Question

If ${x^2} - 8x - 1 = 0$ then prove ${x^2} + \dfrac{1}{{{x^2}}}$

Answer 1

Hint: The given equation is a quadratic equation since the highest power of x is 2. We should simplify the equation and try to find out the value of the equation ${x^2} + \dfrac{1}{{{x^2}}}$ using the quadratic equation given. We can either find the answer in terms of x or find the numerical value of the equation (either by
simplification or finding the value of x).

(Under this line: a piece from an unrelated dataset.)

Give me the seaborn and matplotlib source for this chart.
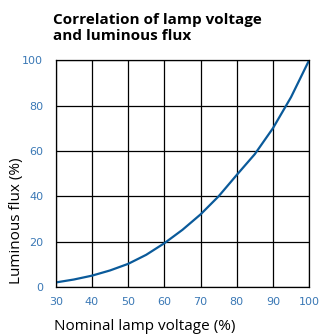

Complete step-by-step answer:
The given quadratic equation is ${x^2} - 8x - 1 = 0$.
When we try to simplify the equation, take the term $8x + 1$to the other side. The equation becomes:
${x^2} = 8x + 1$
To find the value of ${x^2} + \dfrac{1}{{{x^2}}}$ we need ${x^2}$and its reciprocal $\dfrac{1}{{{x^2}}}$.
We know that:
${x^2} = 8x + 1$ and $\dfrac{1}{{{x^2}}} = \dfrac{1}{{8x + 1}}$
Now when we add the two values, we get:
$(8x + 1) + \dfrac{1}{{(8x + 1)}} = \dfrac{{{{(8x + 1)}^2} + 1}}{{(8x + 1)}}$
By further simplification we get:
$\dfrac{{64{x^2} + 1 + 16x + 1}}{{8x + 1}}$(${(8x + 1)^2} = 64{x^2} + 16x + 1$)
$\dfrac{{64{x^2} + 16x + 2}}{{8x + 1}}$
The final answer is ${x^2} + \dfrac{1}{{{x^2}}} = \dfrac{{64{x^2} + 16x + 2}}{{8x + 1}}$
This is the answer in terms of x. We can also find the numerical value by the following simplification:
${x^2} - 8x - 1 = 0$
By dividing the entire equation with x, we get:
$x - 8 - \dfrac{1}{x} = 0$
By further simplification we get:
$x - \dfrac{1}{x} = 8$
By squaring on both the sides we get:
${(x - \dfrac{1}{x})^2} = {(8)^2}$
${x^2} - 2(x)(\dfrac{1}{x}) + \dfrac{1}{{{x^2}}} = 64$
${x^2} + \dfrac{1}{{{x^2}}} = 64 + 2 = 66$
Hence the numerical value is 66.
${x^2} + \dfrac{1}{{{x^2}}} = \dfrac{{64{x^2} + 16x + 2}}{{8x + 1}} = 66$

Note: Roots of the equation can be found out by using discriminant method and formula or we can find it by splitting the middle term and simplifying. Depending upon the question, we need to change our simplification techniques. We need to be careful with the positive and negative signs while squaring and adding the equations.